**WRITTEN INSTRUCTION**
Copy exactly, and only, the lines below from the first through the one containing "laps = list(range(11))", both included; pictures are omitted.

**DATA LINES**
-*-

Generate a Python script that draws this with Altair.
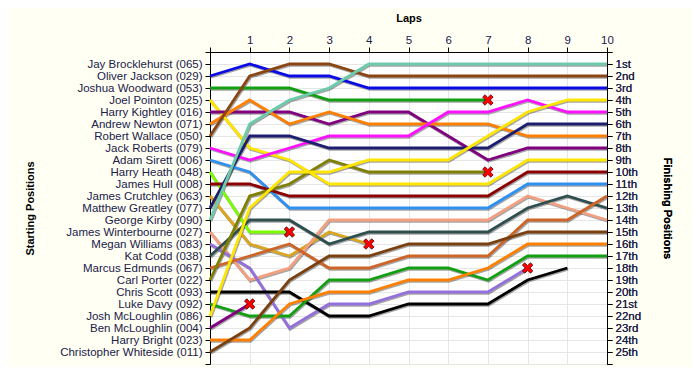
import json
import altair as alt
import pandas as pd

laps = list(range(11))

start_names = [
    "Jay Brocklehurst (065)", "Oliver Jackson (029)", "Joshua Woodward (053)",
    "Joel Pointon (025)", "Harry Kightley (016)", "Andrew Newton (071)",
    "Robert Wallace (050)", "Jack Roberts (079)", "Adam Sirett (006)",
    "Harry Heath (048)", "James Hull (008)", "James Crutchley (063)",
    "Matthew Greatley (077)", "George Kirby (090)", "James Winterbourne (027)",
    "Megan Williams (083)", "Kat Codd (038)", "Marcus Edmunds (067)",
    "Carl Porter (022)", "Chris Scott (093)", "Luke Davy (092)",
    "Josh McLoughlin (086)", "Ben McLoughlin (004)", "Harry Bright (023)",
    "Christopher Whiteside (011)",
]

finish_labels = [
    "1st", "2nd", "3rd", "4th", "5th", "6th", "7th", "8th", "9th", "10th",
    "11th", "12th", "13th", "14th", "15th", "16th", "17th", "18th", "19th",
    "20th", "21st", "22nd", "23rd", "24th", "25th",
]

# Position per lap (lap 0 = grid), one list per driver line
line_s02 = [2, 1, 2, 2, 3, 3, 3, 3, 3, 3, 3]
line_s03 = [3, 3, 3, 4, 4, 4, 4, 4]
line_s04 = [4, 8, 9, 11, 11, 11, 11, 11, 9, 9, 9]
line_s05 = [5, 5, 5, 6, 5, 5, 7, 9, 8, 8, 8]
line_s06 = [6, 4, 6, 5, 6, 6, 6, 6, 7, 7, 7]
line_s07 = [7, 2, 1, 1, 2, 2, 2, 2, 2, 2, 2]
line_s08 = [8, 9, 8, 7, 7, 7, 5, 5, 4, 5, 5]
line_s09 = [9, 10, 13, 13, 13, 13, 13, 13, 11, 11, 11]
line_s10 = [10, 15, 15]
line_s11 = [11, 11, 12, 12, 12, 12, 12, 12, 10, 10, 10]
line_s12 = [12, 16, 17, 15, 16]
line_s13 = [13, 7, 7, 8, 8, 8, 8, 8, 6, 6, 6]
line_s14 = [14, 6, 4, 3, 1, 1, 1, 1, 1, 1, 1]
line_s15 = [15, 19, 18, 14, 14, 14, 14, 14, 12, 13, 14]
line_s16 = [16, 18, 23, 21, 21, 20, 20, 20, 18]
line_s17 = [17, 14, 14, 16, 15, 15, 15, 15, 13, 12, 13]
line_s18 = [18, 17, 16, 18, 18, 17, 17, 17, 14, 14, 12]
line_s19 = [19, 12, 11, 9, 10, 10, 10, 10]
line_s20 = [20, 20, 20, 22, 22, 21, 21, 21, 19, 18]
line_s21 = [21, 22, 22, 19, 19, 18, 18, 19, 17, 17, 17]
line_s22 = [22, 13, 10, 10, 9, 9, 9, 7, 5, 4, 4]
line_s23 = [23, 21]
line_s24 = [24, 24, 21, 20, 20, 19, 19, 18, 16, 16, 16]
line_s25 = [25, 23, 19, 17, 17, 16, 16, 16, 15, 15, 15]

series = [line_s02, line_s03, line_s04, line_s05, line_s06, line_s07, line_s08,
          line_s09, line_s10, line_s11, line_s12, line_s13, line_s14, line_s15,
          line_s16, line_s17, line_s18, line_s19, line_s20, line_s21, line_s22,
          line_s23, line_s24, line_s25]

line_colors = [
    "#0A0AE6", "#12A012", "#FFE600", "#800080", "#FF8000", "#8B4513",
    "#FF10FF", "#2E90F0", "#7CFC00", "#8B0000", "#DAA520", "#1E1E70",
    "#6CCCAA", "#F4A080", "#9370DB", "#2F4F4F", "#CD6428", "#808000",
    "#000000", "#12A012", "#FFE600", "#800080", "#FF8000", "#7A4010",
]

retired = [False, True, False, False, False, False, False, False, True, False,
           True, False, False, False, True, False, False, True, False, False,
           False, True, False, False]

rows = []
marks = []
keys = []
for i, s in enumerate(series):
    key = f"d{i:02d}"
    keys.append(key)
    for lap, p in zip(laps, s):
        rows.append({"driver": key, "order": i, "lap": lap, "pos": p})
    if retired[i]:
        marks.append({"driver": key, "lap": len(s) - 1, "pos": s[-1]})

df = pd.DataFrame(rows)
dm = pd.DataFrame(marks)

label_font = "Liberation Sans"
label_color = "#20204A"

x_scale = alt.Scale(domain=[0, 10], nice=False, zero=False)
y_scale = alt.Scale(domain=[0, 26], reverse=True, nice=False, zero=False)

x_axis = alt.Axis(
    orient="top", values=laps,
    labelExpr="datum.value == 0 ? '' : datum.label",
    title="Laps", titleFont=label_font, titleFontSize=11, titleFontWeight="bold",
    titleColor="black", titleX=198.5, titleY=-34, titleAlign="center",
    titleBaseline="middle",
    grid=True, gridColor="#E6E6E6", domainColor="black", tickColor="black",
    tickSize=5, labelPadding=2, labelFont=label_font, labelFontSize=11.5,
    labelColor=label_color, labelFlush=False, labelOverlap=False,
)

left_axis = alt.Axis(
    orient="left", values=list(range(27)),
    labelExpr="datum.value >= 1 && datum.value <= 25 ? " + json.dumps(start_names) + "[datum.value - 1] : ''",
    title="Starting Positions", titleFont=label_font, titleFontSize=11,
    titleFontWeight="bold", titleColor="black", titleAngle=270,
    titleX=-180, titleY=156, titleAlign="center", titleBaseline="middle",
    grid=True, gridColor="#E6E6E6", domainColor="black", tickColor="black",
    tickSize=5, labelPadding=3, labelFont=label_font, labelFontSize=11.5,
    labelColor=label_color, labelFlush=False, labelOverlap=False,
)

right_axis = alt.Axis(
    orient="right", values=list(range(27)),
    labelExpr="datum.value >= 1 && datum.value <= 25 ? " + json.dumps(finish_labels) + "[datum.value - 1] : ''",
    title="Finishing Positions", titleFont=label_font, titleFontSize=11,
    titleFontWeight="bold", titleColor="black", titleAngle=90,
    titleX=59, titleY=156, titleAlign="center", titleBaseline="middle",
    grid=False, domainColor="black", tickColor="black",
    tickSize=5, labelPadding=3, labelFont=label_font, labelFontSize=11.5,
    labelColor=label_color, labelFlush=False, labelOverlap=False,
)

color_scale = alt.Scale(domain=keys, range=line_colors)

shadow = alt.Chart(df).transform_calculate(
    pos_s="datum.pos + 0.09", lap_s="datum.lap + 0.02"
).mark_line(color="#000000", opacity=0.35, strokeWidth=3.2).encode(
    x=alt.X("lap_s:Q", scale=x_scale, axis=x_axis),
    y=alt.Y("pos_s:Q", scale=y_scale, axis=left_axis),
    detail="driver:N",
    order="lap:Q",
)

lines = alt.Chart(df).mark_line(strokeWidth=2.8).encode(
    x=alt.X("lap:Q", scale=x_scale, axis=x_axis),
    y=alt.Y("pos:Q", scale=y_scale, axis=right_axis),
    color=alt.Color("driver:N", scale=color_scale, legend=None),
    detail="driver:N",
    order="lap:Q",
)

x_path = "M-1,-0.55L-0.55,-1L0,-0.45L0.55,-1L1,-0.55L0.45,0L1,0.55L0.55,1L0,0.45L-0.55,1L-1,0.55L-0.45,0Z"

crosses = alt.Chart(dm).mark_point(
    shape=x_path, size=110, filled=True, fill="#FF0000", stroke="#500000",
    strokeWidth=0.8, opacity=1,
).encode(
    x=alt.X("lap:Q", scale=x_scale, axis=x_axis),
    y=alt.Y("pos:Q", scale=y_scale, axis=right_axis),
)

chart = alt.layer(shadow, lines, crosses).resolve_axis(y="independent").properties(
    width=397, height=312,
    autosize=alt.AutoSizeParams(type="none"),
    padding={"left": 202, "top": 44, "right": 85, "bottom": 3},
    background="#FFFFF4",
).configure_view(stroke=None, fill="white")

chart.save("out.html", embed_options={"renderer": "svg", "actions": False})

-*-

**FULL SOLUTION**
Generate a Python script that draws this with Altair.
import json
import altair as alt
import pandas as pd

laps = list(range(11))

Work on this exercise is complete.